Manhunt is quite different to these. The brainchild of producer Rex Firkin, it's an epic original serial set in Occupied France. Produced by ITV, it aired weekly without break from January to June 1970 and hasn’t been seen since then (I think). The serial is fondly-remembered by many and rightly so because it's quality stuff, very influential and the viewing commitment required over 26 episodes is well rewarded. The story opens in September 1942 with Jimmy, an RAF officer played by Alfred Lynch, bailing out over Nazi-occupied rural France. The principal plot concerns his Odyssean attempts to return to the UK accompanied by two Resistance leaders, 'Vincent', an Anglo-French aristocrat superbly portrayed by Peter Barkworth, and 'Nina' a part-Jewish student played by Cyd Hayman. Nina was the record-keeper of the main Resistance cell in Paris and, following a Nazi raid, has to be smuggled to the UK as her knowledge of the Resistance is encyclopaedic and useful to both the Allies and the Nazis.

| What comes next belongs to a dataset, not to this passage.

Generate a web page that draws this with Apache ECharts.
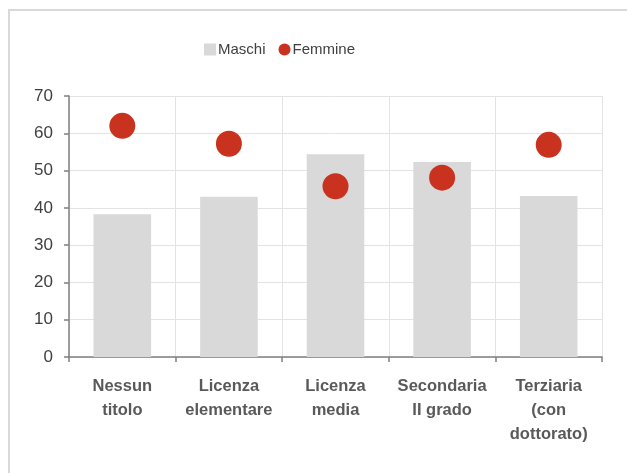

It is decided in the first episode that Vincent will escort Jimmy and Nina to the UK via Free France, negotiating their way through enemy-held territory via a series of safe houses and contacts only he has knowledge of. As the three make their perilous way they are doggedly pursued by Obersturmbannfuhrer Lutzig of the SS, played with silky malevolence by Philip Madoc, the chief antagonist of the series. However he does take second billing to the other ‘villain’, Captain Lutz of the Abwehr (Military Intelligence), played (or rather under-played) by Robert Hardy. Those of us used to seeing him blustering and swaggering his way through
All Creatures Great and Small will be surprised to see just how much he throttles back for this particular character, a 'little man' of great intelligence and cunning.